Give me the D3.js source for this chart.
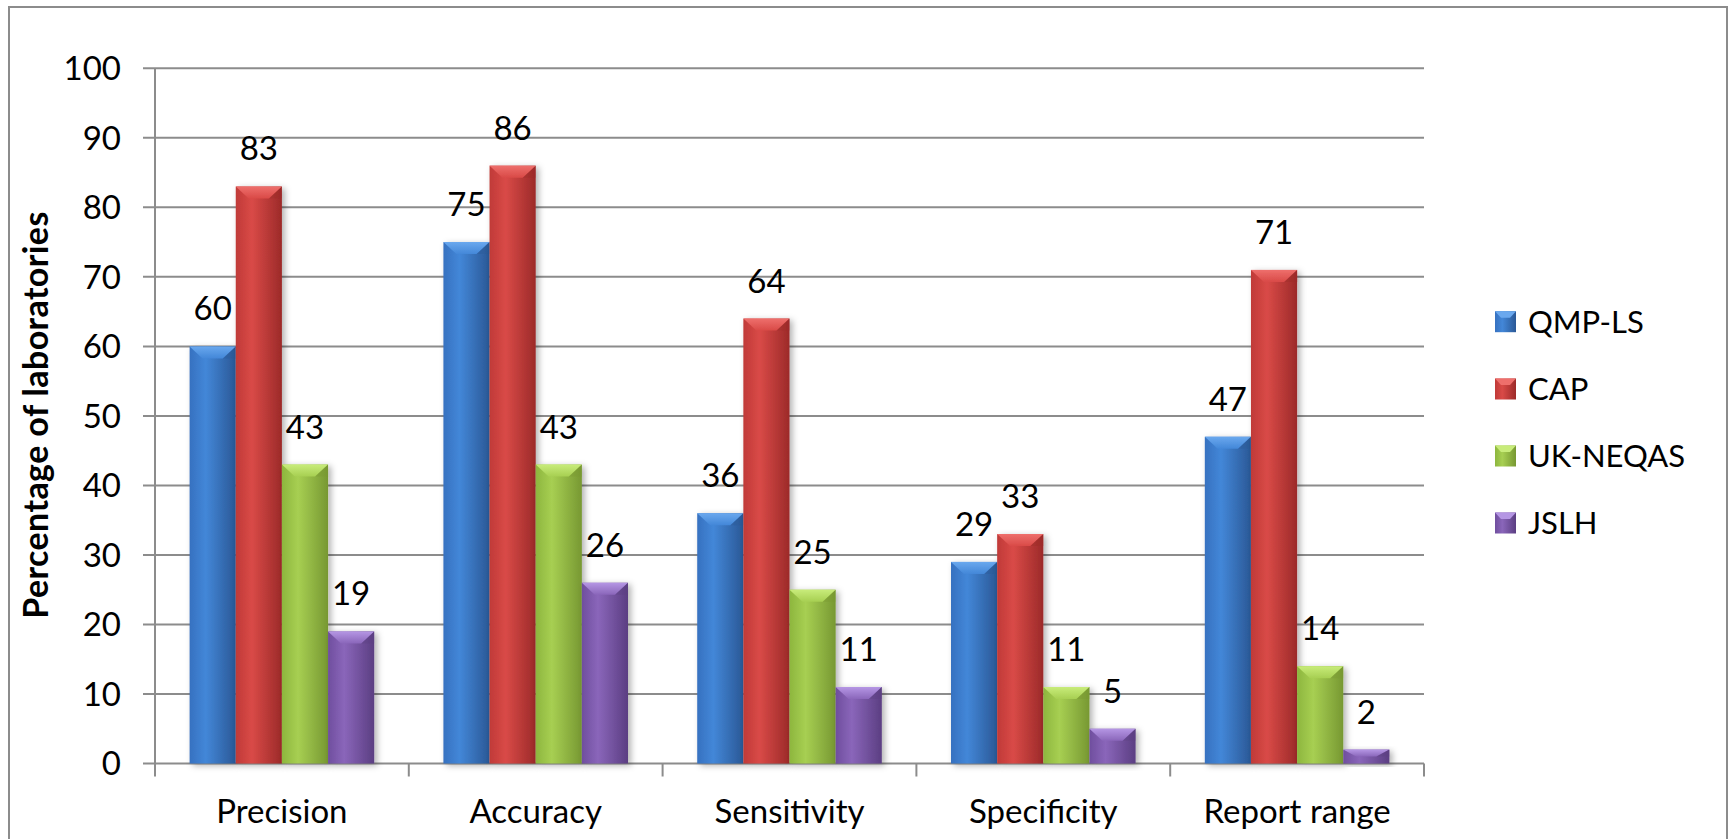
<!DOCTYPE html>
<html>
<head>
<meta charset="utf-8">
<script src="https://cdn.jsdelivr.net/npm/d3@7"></script>
<style>
  html, body { margin: 0; padding: 0; background: #fff; }
  svg { display: block; }
  text { font-family: Lato, "Open Sans", sans-serif; fill: #000; }
</style>
</head>
<body>
<svg id="chart" width="1732" height="839"></svg>
<script>
// Categories and series
const categories = ["Precision", "Accuracy", "Sensitivity", "Specificity", "Report range"];
const seriesNames = ["QMP-LS", "CAP", "UK-NEQAS", "JSLH"];
const qmpls  = [60, 75, 36, 29, 47];
const cap    = [83, 86, 64, 33, 71];
const ukneqas = [43, 43, 25, 11, 14];
const jslh   = [19, 26, 11, 5, 2];
const yTicks = [0, 10, 20, 30, 40, 50, 60, 70, 80, 90, 100];
const yTitle = "Percentage of laboratories";

const seriesValues = [qmpls, cap, ukneqas, jslh];

// Bevelled fill colours per series: [edge-left, highlight, edge-right, top face]
const palette = [
  { l: "#3671c0", m: "#4387d8", r: "#2a5896", top: "#6aa8ee" },
  { l: "#c03a38", m: "#d94a47", r: "#9c2a29", top: "#ee6f6c" },
  { l: "#8db63e", m: "#a7cf52", r: "#779832", top: "#c8ec7a" },
  { l: "#6f4e9e", m: "#8a66ba", r: "#5b3e82", top: "#b596e4" }
];

const svg = d3.select("#chart");
const defs = svg.append("defs");

palette.forEach((c, i) => {
  const g = defs.append("linearGradient").attr("id", "barGrad" + i)
    .attr("x1", "0").attr("x2", "1").attr("y1", "0").attr("y2", "0");
  g.append("stop").attr("offset", "0%").attr("stop-color", c.l);
  g.append("stop").attr("offset", "35%").attr("stop-color", c.m);
  g.append("stop").attr("offset", "100%").attr("stop-color", c.r);
  const t = defs.append("linearGradient").attr("id", "topGrad" + i)
    .attr("x1", "0").attr("x2", "0").attr("y1", "0").attr("y2", "1");
  t.append("stop").attr("offset", "0%").attr("stop-color", c.top);
  t.append("stop").attr("offset", "100%").attr("stop-color", c.m);
});

const shadow = defs.append("filter").attr("id", "barShadow")
  .attr("x", "-20%").attr("y", "-20%").attr("width", "150%").attr("height", "140%");
shadow.append("feDropShadow").attr("dx", 3).attr("dy", 2)
  .attr("stdDeviation", 3).attr("flood-color", "#000").attr("flood-opacity", 0.3);

// Outer chart frame
svg.append("rect")
  .attr("x", 9).attr("y", 7).attr("width", 1718).attr("height", 900)
  .attr("fill", "none").attr("stroke", "#8c8c8c").attr("stroke-width", 2);

const plot = { left: 155, right: 1424, top: 68.3, bottom: 763.5 };

const x0 = d3.scaleBand().domain(categories).range([plot.left, plot.right]).padding(0);
const x1 = d3.scaleBand().domain(seriesNames).range([0, x0.bandwidth()])
  .paddingInner(0).paddingOuter(0.75);
const y = d3.scaleLinear().domain([0, 100]).range([plot.bottom, plot.top]);

// Horizontal gridlines (with tick stubs left of the axis)
svg.append("g").selectAll("line").data(yTicks).join("line")
  .attr("x1", plot.left - 12).attr("x2", plot.right)
  .attr("y1", d => y(d)).attr("y2", d => y(d))
  .attr("stroke", "#8c8c8c").attr("stroke-width", 2);

// Vertical axis line
svg.append("line")
  .attr("x1", plot.left).attr("x2", plot.left)
  .attr("y1", plot.top).attr("y2", plot.bottom + 13)
  .attr("stroke", "#8c8c8c").attr("stroke-width", 2);

// Category separators on the x axis
const bounds = categories.map(c => x0(c)).concat([plot.right]);
svg.append("g").selectAll("line").data(bounds.slice(1)).join("line")
  .attr("x1", d => d).attr("x2", d => d)
  .attr("y1", plot.bottom).attr("y2", plot.bottom + 13)
  .attr("stroke", "#8c8c8c").attr("stroke-width", 2);

// Y tick labels
svg.append("g").selectAll("text").data(yTicks).join("text")
  .attr("x", 121).attr("y", d => y(d))
  .attr("dy", "0.36em")
  .attr("text-anchor", "end")
  .style("font-size", "33px")
  .text(d => d);

// Y axis title
svg.append("text")
  .attr("transform", "translate(48,415) rotate(-90)")
  .attr("text-anchor", "middle")
  .style("font-size", "34px").style("font-weight", "bold")
  .style("letter-spacing", "0.4px")
  .text(yTitle);

// Category labels
svg.append("g").selectAll("text").data(categories).join("text")
  .attr("x", d => x0(d) + x0.bandwidth() / 2).attr("y", 823)
  .attr("text-anchor", "middle")
  .style("font-size", "33px")
  .text(d => d);

// Draws one bevelled column
function bevelBar(g, xPos, yTop, w, h, si) {
  const grp = g.append("g").attr("filter", "url(#barShadow)");
  grp.append("rect").attr("x", xPos).attr("y", yTop).attr("width", w).attr("height", h)
    .attr("fill", `url(#barGrad${si})`);
  const bh = Math.min(12, h / 2);
  const inset = w * 0.28;
  grp.append("path")
    .attr("d", `M${xPos},${yTop} L${xPos + w},${yTop} L${xPos + w - inset},${yTop + bh} L${xPos + inset},${yTop + bh} Z`)
    .attr("fill", `url(#topGrad${si})`);
  grp.append("path")
    .attr("d", `M${xPos + w},${yTop} L${xPos + w - inset},${yTop + bh} L${xPos + w},${yTop + bh} Z`)
    .attr("fill", palette[si].r).attr("opacity", 0.35);
}

const barsG = svg.append("g");
categories.forEach((cat, ci) => {
  seriesNames.forEach((s, si) => {
    const v = seriesValues[si][ci];
    const bx = x0(cat) + x1(s);
    const by = y(v);
    bevelBar(barsG, bx, by, x1.bandwidth(), y(0) - by, si);
  });
});

// Value labels above each column
const labelsG = svg.append("g");
categories.forEach((cat, ci) => {
  seriesNames.forEach((s, si) => {
    const v = seriesValues[si][ci];
    labelsG.append("text")
      .attr("x", x0(cat) + x1(s) + x1.bandwidth() / 2)
      .attr("y", y(v) - 26)
      .attr("text-anchor", "middle")
      .style("font-size", "33px")
      .text(v);
  });
});

// Legend
const legendY = [321.7, 389, 456, 523];
const legend = svg.append("g");
seriesNames.forEach((s, si) => {
  const ly = legendY[si];
  const g = legend.append("g");
  g.append("rect").attr("x", 1495).attr("y", ly - 10.5).attr("width", 21).attr("height", 21)
    .attr("fill", `url(#barGrad${si})`);
  g.append("path")
    .attr("d", `M1495,${ly - 10.5} L1516,${ly - 10.5} L1510,${ly - 4} L1501,${ly - 4} Z`)
    .attr("fill", palette[si].top);
  g.append("text").attr("x", 1528).attr("y", ly).attr("dy", "0.36em")
    .style("font-size", "31px").text(s);
});
</script>
</body>
</html>
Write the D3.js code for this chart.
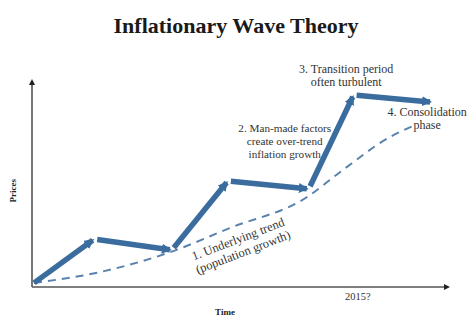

Written problem :: Working from the listing above, pick out every line that has "this" and copy it.

Completed task ::
Give me the D3.js source for this chart.
Write the D3.js code for this chart.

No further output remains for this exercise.